Because let’s be clear: Those of us who steadfastly remain in the Church do so in part because of relatively shallow, less-than-theologically-pristine reasons. Yes, we really do. Part of why we’re willing to put up with pain and nonsense because we still get Jesus is because we’re getting a lot else to help us along, besides things that are clearly Jesus.
So many people who’ve never left the Church, or who have drifted and come back, or who’ve had a terrible breach that they’re working on repairing, will probably tell you that they’re there because of Jesus and the Eucharist and maybe confession.
But they will also tell you about goodness and truth and beauty they have encountered with their senses, with their emotions, with their bodies.
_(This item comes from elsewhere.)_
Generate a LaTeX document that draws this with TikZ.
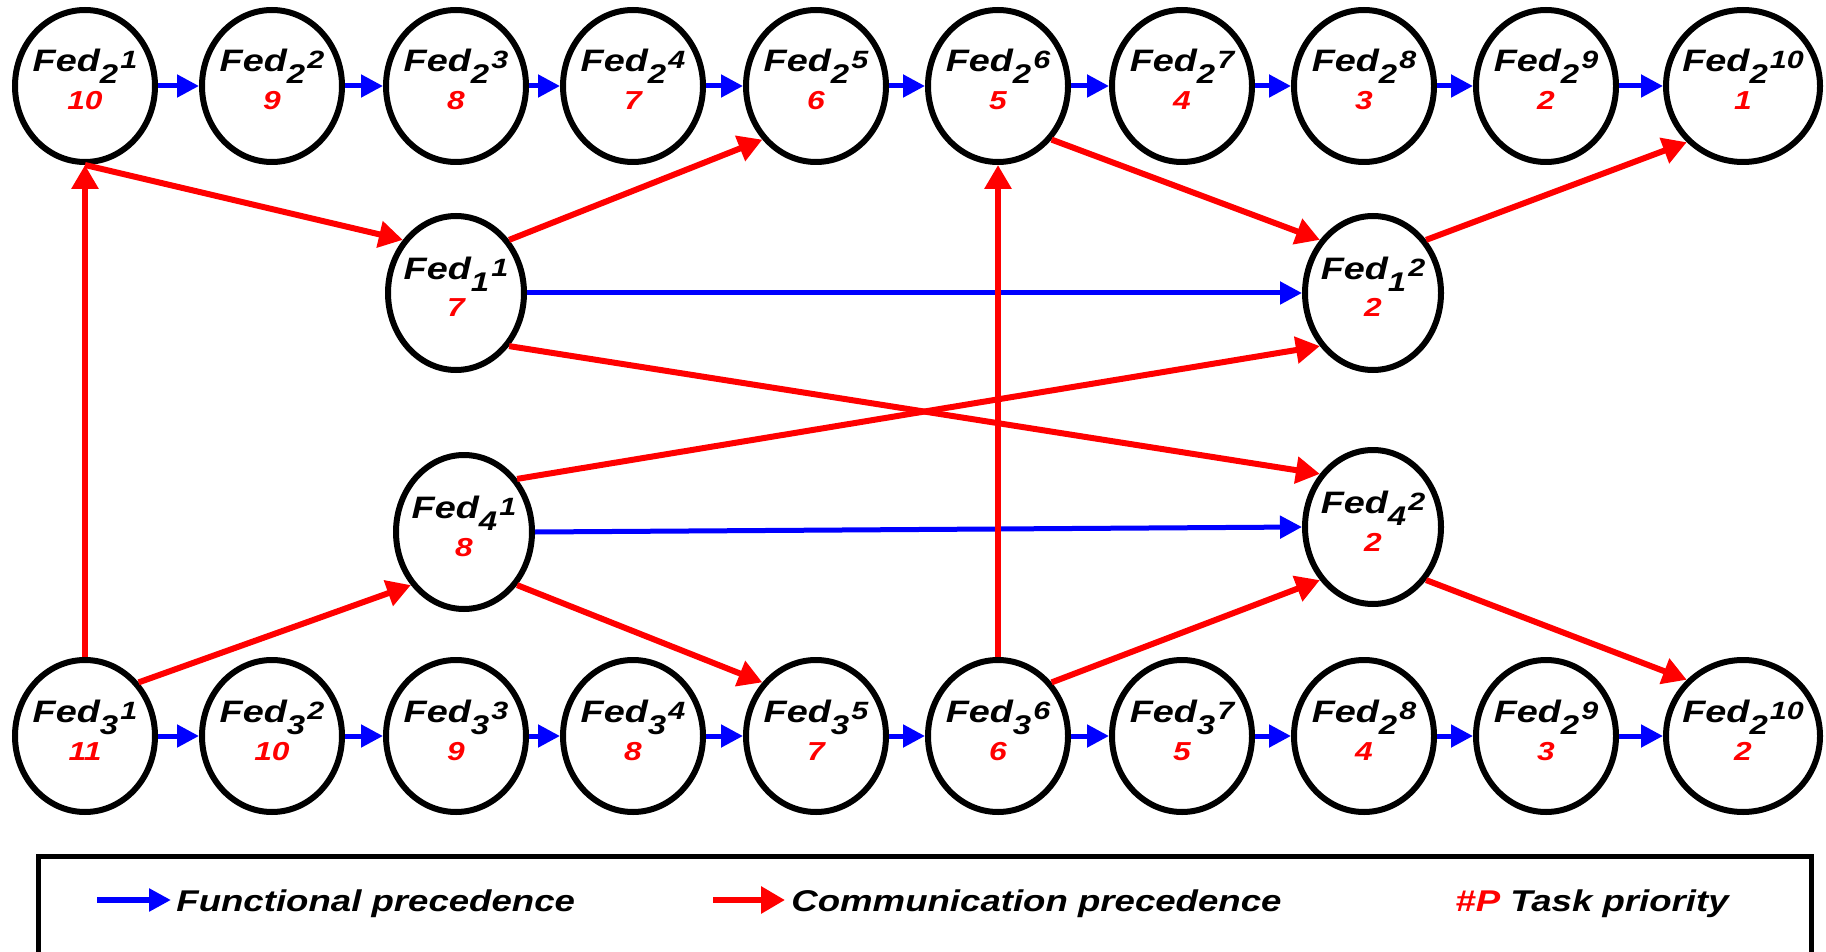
\documentclass[tikz,border=0pt]{standalone}
\usepackage{fontspec}
\setmainfont{Liberation Sans}[FakeStretch=1.22]
\usetikzlibrary{arrows.meta,shapes.geometric}

\definecolor{fblue}{RGB}{0,0,255}
\definecolor{fred}{RGB}{255,0,0}

\newcommand\fsub[1]{\raisebox{-6pt}{\fontsize{13.5}{13.5}\selectfont #1}}
\newcommand\fsup[1]{\kern1pt\raisebox{1.5pt}{\fontsize{12.5}{12.5}\selectfont #1}}

\tikzset{
  fed/.style={ellipse, draw=black, line width=3pt, fill=white, inner sep=0pt,
              minimum width=70pt, minimum height=76pt},
  fedbig/.style={fed, minimum width=77pt},
  fedmid/.style={fed, minimum width=68pt, minimum height=77pt},
  fedname/.style={anchor=base, inner sep=0pt, text=black,
                  font=\fontsize{15.5}{15.5}\selectfont\bfseries\itshape},
  fedprio/.style={anchor=base, inner sep=0pt, text=fred,
                  font=\fontsize{13}{13}\selectfont\bfseries\itshape},
  farrow/.style={draw=fblue, line width=2.5pt, -{Triangle[length=11pt,width=11pt]}},
  carrow/.style={draw=fred, line width=3pt, -{Triangle[length=12pt,width=13pt]}},
  legtext/.style={anchor=base west, inner sep=0pt, text=black,
                  font=\fontsize{15}{15}\selectfont\bfseries\itshape},
}

\newcommand\fednode[7]{%
  \node[#1] (#2) at (#3,#4) {};
  \node[fedname] (#2n) at (#3,#4-14) {Fed\fsub{#5}\fsup{#6}};
  \node[fedprio] (#2p) at (#3,#4+24) {#7};
}

\begin{document}
\begin{tikzpicture}[x=0.5pt,y=-0.5pt]
\useasboundingbox (0,0) rectangle (1826,952);

% top row
\fednode{fed}{a1}{85}{86}{2}{1}{10}
\fednode{fed}{a2}{272}{86}{2}{2}{9}
\fednode{fed}{a3}{456}{86}{2}{3}{8}
\fednode{fed}{a4}{633}{86}{2}{4}{7}
\fednode{fed}{a5}{816}{86}{2}{5}{6}
\fednode{fed}{a6}{998}{86}{2}{6}{5}
\fednode{fed}{a7}{1182}{86}{2}{7}{4}
\fednode{fed}{a8}{1364}{86}{2}{8}{3}
\fednode{fed}{a9}{1546}{86}{2}{9}{2}
\fednode{fedbig}{a10}{1743}{86}{2}{10}{1}

% bottom row
\fednode{fed}{b1}{85}{736}{3}{1}{11}
\fednode{fed}{b2}{272}{736}{3}{2}{10}
\fednode{fed}{b3}{456}{736}{3}{3}{9}
\fednode{fed}{b4}{633}{736}{3}{4}{8}
\fednode{fed}{b5}{816}{736}{3}{5}{7}
\fednode{fed}{b6}{998}{736}{3}{6}{6}
\fednode{fed}{b7}{1182}{736}{3}{7}{5}
\fednode{fed}{b8}{1364}{736}{2}{8}{4}
\fednode{fed}{b9}{1546}{736}{2}{9}{3}
\fednode{fedbig}{b10}{1743}{736}{2}{10}{2}

% middle nodes
\fednode{fedmid}{m11}{456}{293}{1}{1}{7}
\fednode{fedmid}{m12}{1373}{293}{1}{2}{2}
\fednode{fedmid}{m41}{464}{532}{4}{1}{8}
\fednode{fedmid}{m42}{1373}{527}{4}{2}{2}

% functional precedence
\foreach \i/\j in {1/2,2/3,3/4,4/5,5/6,6/7,7/8,8/9,9/10}{
  \draw[farrow] (a\i.east) -- (a\j.west);
  \draw[farrow] (b\i.east) -- (b\j.west);
}
\draw[farrow] (m11.east) -- (m12.west);
\draw[farrow] (m41.east) -- (m42.west);

% communication precedence
\draw[carrow] (b1.north) -- (a1.south);
\draw[carrow] (a1.south) -- (m11.135);
\draw[carrow] (m11.45) -- (a5.225);
\draw[carrow] (a6.-45) -- (m12.135);
\draw[carrow] (m12.45) -- (a10.225);
\draw[carrow] (m11.-45) -- (m42.135);
\draw[carrow] (m41.45) -- (m12.225);
\draw[carrow] (b1.45) -- (m41.225);
\draw[carrow] (m41.-45) -- (b5.135);
\draw[carrow] (b6.north) -- (a6.south);
\draw[carrow] (b6.45) -- (m42.225);
\draw[carrow] (m42.-45) -- (b10.135);

% legend
\draw[line width=2.5pt] (38,952) -- (38,856) -- (1811,856) -- (1811,952);
\coordinate (lf1) at (97,900);
\coordinate (lf2) at (171,900);
\draw[farrow, line width=3pt] (lf1) -- (lf2);
\node[legtext] (lft) at (176,911) {Functional precedence};
\coordinate (lc1) at (713,900);
\coordinate (lc2) at (785,900);
\draw[carrow] (lc1) -- (lc2);
\node[legtext] (lct) at (791,911) {Communication precedence};
\node[legtext] (lpt) at (1455,911) {\textcolor{fred}{\#P} Task priority};
\end{tikzpicture}
\end{document}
They may even be able to point to something specific, something little, that tipped the balance and started them on the path back:
“Once when I was six, I lost my lunch bag and I was crying, and a kind nun gave me a hot grilled cheese sandwich, and it was so good. I never forgot it.”
“When my addict brother died, strangers from the Catholic church donated money so he could be buried with dignity.”
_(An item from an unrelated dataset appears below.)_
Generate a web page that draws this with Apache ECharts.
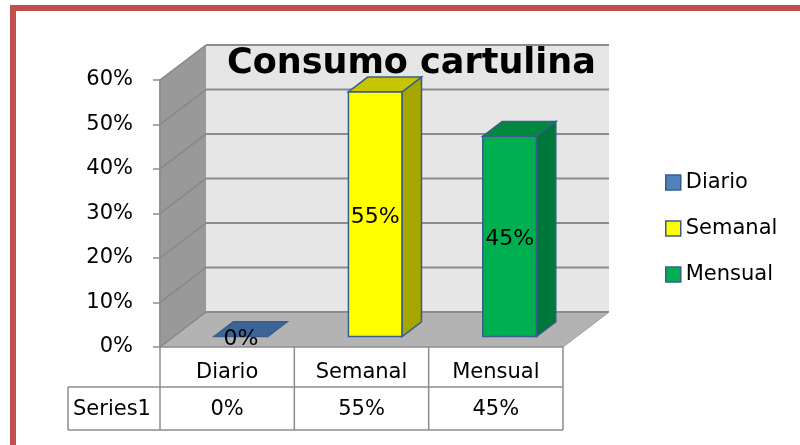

“When I was in college, I was jogging through the park in the rain and I heard some church bells, and for some reason, I went into the church and heard the best sermon of my life so I signed up for RCIA.”
“My babysitter used to tell us stories about St Martin De Porres and they always stuck with me. I like animals, too, and I thought it would be nice to be like him.”
This is . . . petty stuff, right? A sandwich. A church bell. A little bit of money. An animal story. These are not great, weighty, immutable truths about the Trinity or salvation history. And yet these little things can be enough to tip the balance and make people walk into a church, or give it a second chance, or melt their hearts enough so that old pains and sorrows begin to seem manageable.
If anything, I’ve heard more of these kinds of stories than I’ve heard stories about the last straw that led someone to leave.
If we’re honest with ourselves, we will acknowledge that a lot of what keeps us Catholic is the little stuff. And if we’re even more honest, we’ll acknowledge that the little stuff isn’t actually little.
We aren’t souls trapped in petty, disposable bodies. We’re body and soul together, and the temporal and the spiritual are all mixed and mingled in with each other. That’s not a bad thing. It’s the way that Jesus chose to make contact with us: In our human lives, in time, in bodies, in emotions, in human contact.
So yes, we’re Catholic because we’re there for Jesus. We’re there for God. But as much as we’d like to believe we’re turning up solely for spiritual reasons, there are myriad prosaic things tethering us to the central spiritual truths of our faith. We can only encounter God mediated through other people, and through things like music, and acts of charity, and grilled cheese sandwiches. Thanks be to God, that’s how it works.
Don’t get me wrong: I’m not saying that, since we’re people of the flesh, we entitled to skip out on Christ if we don’t like the kind of party his people throw for us. What I am saying is: when we encounter someone who seems to have left for petty reasons, we should not despise them.
Instead, we should scrutinise our own lives and identify the equally petty things that are keeping us in the Church. We should thank God for these things, and we should look for ways to provide them for other people. Sometimes they don’t mean much, but sometimes they might be the one thing that tips the balance and sets someone else on the path toward God.
Everybody’s faith is shallow, ladies and gentlemen. None of us is bound to Christ solely because of our own profound personal efforts of faith. All of us are here, and lucky to be here, because of grace, and that grace almost always reaches us through small, seemingly superficial points of contact. That’s how it works.